This is because in the numerator and denominator there are no multiplication or division signs.

If u cant understand that, here is another example without variables: 5+5/5 = 10/5 = 2.

You cant cancel the all the 5s in this to be left with 1 + 1/1 = 2/1 = 1 OR two fives to be left with 5+1/1 = 6/1 = 6. Just like that, u can not canel the a's in 8+5a/a+b

If this is still unclear, you should do the multiplication and division course of fractions on KhanAcademy(35 votes)

- Why did Sal changed from negative ax+bx in to positive ax+bx(34 votes)
- He did this to avoid having to do this step
`x(- a - b)/ (- a - b) = (- 8 - 5a)/ (- a - b)`

and avoid having to simplify this answer:`x = (- 8 - 5a)/ (- a - b)`

Lots of tricky negatives to deal with! Instead, he multiplied the whole thing, both sides of the equation, by negative 1 and that changes each sign. In this case, all terms become positive. That makes it less likely to make a mistake dealing with each negative sign.(55 votes)

- I don't understand how at4:28he just randomly decides to multiply by 1. where did that come from and why did he do it it's confusing to me?(18 votes)
- Sal only multiplied by negative one to turn all of his negative terms to positive ones, to make it easier to work with. If at some point while you are working out your equation, you realize all your terms are negative, then you can multiply all your terms on both sides of the equation by negative 1. It will only change the sign, not the equality as long as you do it to all terms on BOTH sides of the equations.
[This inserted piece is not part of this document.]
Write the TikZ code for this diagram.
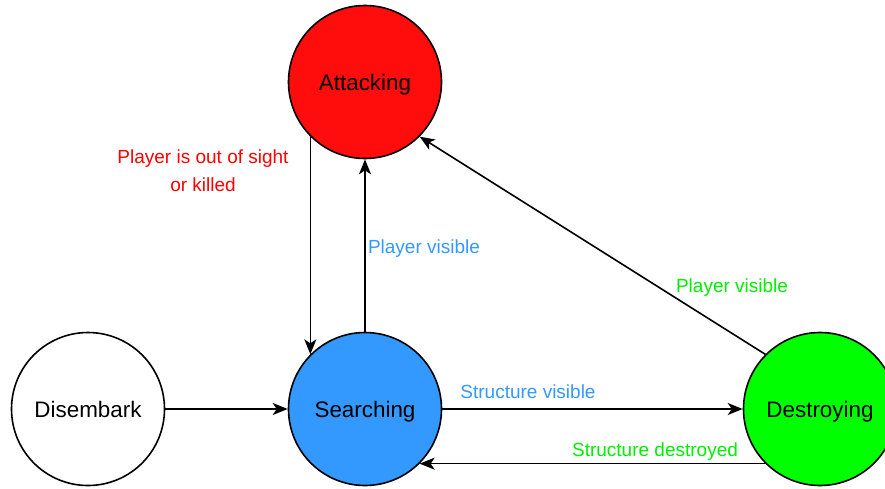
\documentclass[tikz,border=0pt]{standalone}
\usepackage{fontspec}
\setmainfont{Liberation Sans}
\usetikzlibrary{arrows.meta}
\definecolor{attackfill}{HTML}{FF0D0D}
\definecolor{searchfill}{HTML}{3399FF}
\definecolor{destroyfill}{HTML}{00FF00}
\definecolor{redtext}{HTML}{FF0000}
\definecolor{bluetext}{HTML}{3399FF}
\definecolor{greentext}{HTML}{00EE00}
\begin{document}
\begin{tikzpicture}[x=1pt,y=-1pt,
  state/.style={circle, draw=black, line width=1.6pt, minimum size=153pt,
    inner sep=0pt, text height=16pt, text depth=0pt,
    font=\fontsize{22.4}{26}\selectfont},
  edge/.style={line width=1.6pt, -{Stealth[length=15pt,width=12pt,inset=4pt]}},
  lbl/.style={font=\fontsize{19}{28}\selectfont, inner sep=0pt, align=center}]
\useasboundingbox (0,0) rectangle (885,488);

% states
\node[state, fill=attackfill]  (att) at (365,82)  {Attacking};
\node[state, fill=searchfill]  (sea) at (365,409) {Searching};
\node[state, fill=white]       (dis) at (88,409)  {Disembark};
\node[state, fill=destroyfill] (des) at (820,409) {Destroying};

% transitions
\draw[edge] (att.225) -- (sea.135);
\draw[edge] (sea.north) -- (att.south);
\draw[edge] (des.135) -- (att.-45);
\draw[edge] (dis.east) -- (sea.west);
\draw[edge] (sea.east) -- (des.west);
\draw[edge] (des.225) -- (sea.-45);

% transition labels
\node[lbl, text=redtext]   (l1) at (203,171) {Player is out of sight\\or killed};
\node[lbl, text=bluetext]  (l2) at (424,248.5) {Player visible};
\node[lbl, text=greentext] (l3) at (732,287.5) {Player visible};
\node[lbl, text=bluetext]  (l4) at (528,391.5) {Structure visible};
\node[lbl, text=greentext] (l5) at (655,451.5) {Structure destroyed};
\end{tikzpicture}
\end{document}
But like I said, all your terms have to be negative in the first place otherwise it defeats the purpose of multiplying by negative one, which is to make it easier to work with the figures.(45 votes)

- In the second example how do you make the (-ax - bx) to (ax + bx) and the (-8 -5a ) to (8 + 5a)?(20 votes)
- Because -f(x) = -g(x) is the same as f(x) = g(x) (multiply both sides of the equation by -1).(12 votes)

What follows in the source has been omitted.